JBS first quarter profits rise to $1 billion, attributed to its U.S. businesses
SAO PAULO, BRAZIL – Brazilian meatpacker JBS SA posted a first-quarter profit that beat expectations on the back of strength in its United States business, according to a financial statement on Wednesday.
Despite posting a 151.4% increase in profit, high global grain prices and Brazil’s sluggish economy challenged the world’s biggest meat company, in addition to an expected drop in pork exports to China, reports Reuters.
JBS made 5.14 billion reais ($1.00 billion) in profit after reporting net sales 20.8% higher at 90.8 billion reais.
Beef operations in North America remained strong, with net revenue rising almost 22% thanks to heated domestic demand, the recovery of food service channels and healthy retail sales, which also bolstered JBS’s chicken business in the region.
The United States is also a major export platform for JBS.
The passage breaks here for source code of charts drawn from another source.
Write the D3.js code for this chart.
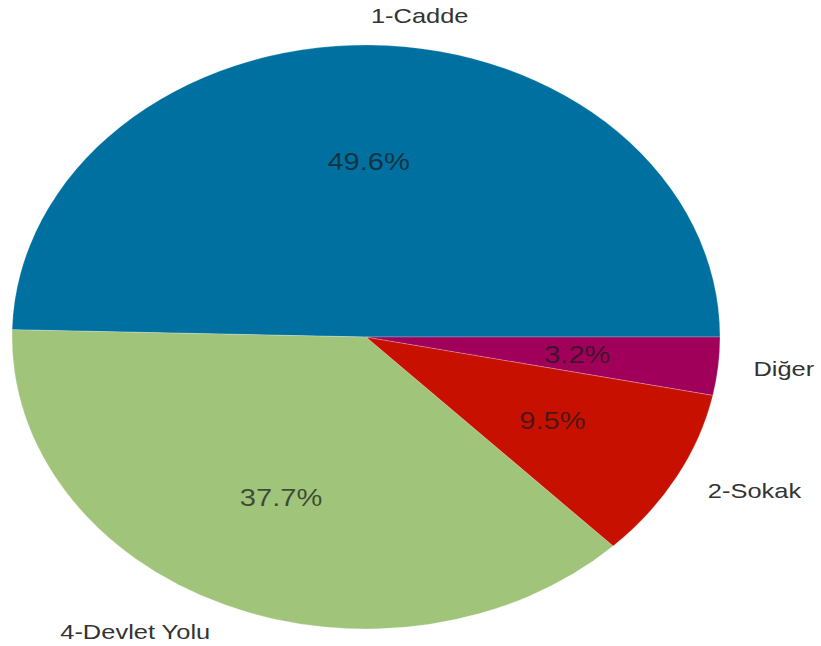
<!DOCTYPE html>
<html>
<head>
<meta charset="utf-8">
<script src="https://cdn.jsdelivr.net/npm/d3@7"></script>
<style>
  html, body { margin: 0; padding: 0; background: #fff; }
  svg { display: block; }
</style>
</head>
<body>
<svg id="chart" width="821" height="646"></svg>
<script>
// Road-type shares, listed counter-clockwise from 3 o'clock
const categories = ["1-Cadde", "4-Devlet Yolu", "2-Sokak", "Diğer"];
const shares = [49.6, 37.7, 9.5, 3.2];
const colors = ["#0070a0", "#a0c47a", "#c81000", "#a0005a"];

const W = 821, H = 646;
const cx = 366, cy = 337;
const R = 292;              // radius along the vertical
const stretchX = 354 / 292; // the figure is drawn wider than tall

const svg = d3.select("#chart");
const g = svg.append("g")
  .attr("transform", `translate(${cx},${cy}) scale(${stretchX},1)`);

// start at 3 o'clock and run counter-clockwise
const pie = d3.pie()
  .sort(null)
  .value(d => d)
  .startAngle(Math.PI / 2)
  .endAngle(Math.PI / 2 - 2 * Math.PI);

const arcs = pie(shares);
const arc = d3.arc().innerRadius(0).outerRadius(R);

g.selectAll("path.slice")
  .data(arcs)
  .join("path")
  .attr("class", "slice")
  .attr("d", arc)
  .attr("fill", (d, i) => colors[i])
  .attr("stroke", "#ffffff")
  .attr("stroke-opacity", 0.35)
  .attr("stroke-width", 0.6);

function pointAt(d, k) {
  const a = (d.startAngle + d.endAngle) / 2; // d3: 0 at top, clockwise
  return [Math.sin(a) * R * k, -Math.cos(a) * R * k];
}

// category labels outside the rim
g.selectAll("text.label")
  .data(arcs)
  .join("text")
  .attr("class", "label")
  .attr("x", d => pointAt(d, 1.1)[0])
  .attr("y", d => pointAt(d, 1.1)[1])
  .attr("text-anchor", d => pointAt(d, 1.1)[0] >= 0 ? "start" : "end")
  .attr("dominant-baseline", "central")
  .attr("font-family", "'Liberation Sans', Arial, sans-serif")
  .attr("font-size", 21)
  .attr("fill", "#333333")
  .text((d, i) => categories[i]);

// percentage labels inside the slices
g.selectAll("text.pct")
  .data(arcs)
  .join("text")
  .attr("class", "pct")
  .attr("x", d => pointAt(d, 0.6)[0])
  .attr("y", d => pointAt(d, 0.6)[1])
  .attr("text-anchor", "middle")
  .attr("dominant-baseline", "central")
  .attr("font-family", "'Liberation Sans', Arial, sans-serif")
  .attr("font-size", 24)
  .attr("fill", "#1a1a1a")
  .attr("fill-opacity", 0.72)
  .text(d => d.data.toFixed(1) + "%");
</script>
</body>
</html>
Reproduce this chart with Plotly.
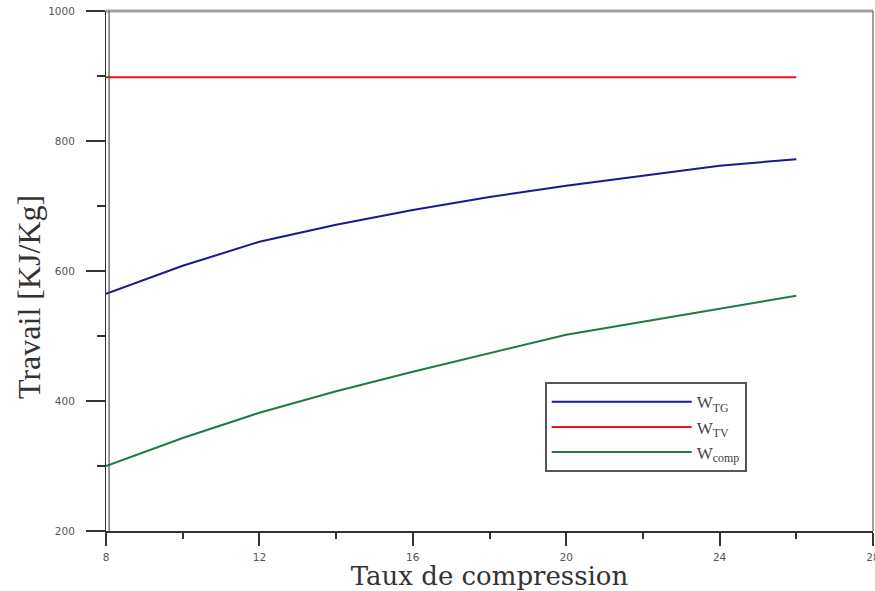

During the quarter, and despite the slowness of some U.S. port operations, the company said beef export volumes rose by more than 6% from the country.
JBS also said Asia continues to be the most important region for exports of U.S. beef, notably China, which in the period increased beef import volumes by almost 62%.
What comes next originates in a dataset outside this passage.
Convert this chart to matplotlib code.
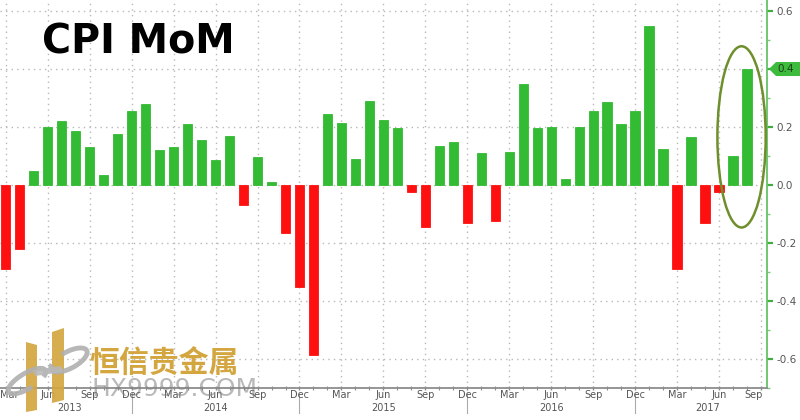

On the other hand, the company said U.S. pork exports to China slumped, with the United States now ranking fifth as the main supplier of that type of meat to the Asian country.
JBS was among meat packers called to testify at recent House and Senate Ag Committee hearings on alleged concentration in and price fixing of the beef market in the U.S.
The four CEOs — David MacLennan of Cargill, Tim Schellpeper of JBS USA Holdings Inc., Tim Klein of National Beef Packing Co. LLC and Donnie King of Tyson Foods — said that larger economic and market forces (supply chain disruptions, labor shortages and a spike in demand) have been responsible for fluctuations in the cattle markets and soaring consumer retail prices.
Together, the companies control more than 80 percent of the beef market.
The hearings, held April 27-28, were called due to complaints from some ranchers that concentration in the meat industry and anticompetitive practices have made it difficult for them to make a living and led to a decline in the number of independent ranches in recent years.
The hearings titled “An Examination of Price Discrepancies, Transparency, and Alleged Unfair Practices in Cattle Markets,” were called in response to the financial hardships experienced by cow/calf producers and feeders, at the same time meat processors are making record profits.
While the CEOs of the big four meatpacking companies denied accusations of price-fixing at the hearings held April
Last year, Tyson agreed to pay $221.5 million to settle accusations of conspiring to inflate chicken prices. Under the settlement, Tyson avoided admitting liability, as the company pointed out in a filing with the Securities and Exchange Commission.
JBS in February agreed to pay $52.5 million to settle a lawsuit brought by grocery stores and wholesalers accusing the big four meatpackers of conspiring to drive up beef prices. The company did not admit wrongdoing.
In 2020, Pilgrim’s Pride, a subsidiary of the Brazilian-owned JBS parent company, pleaded guilty to fixing the price of chicken products and paid a $110 million fine to the Justice Department.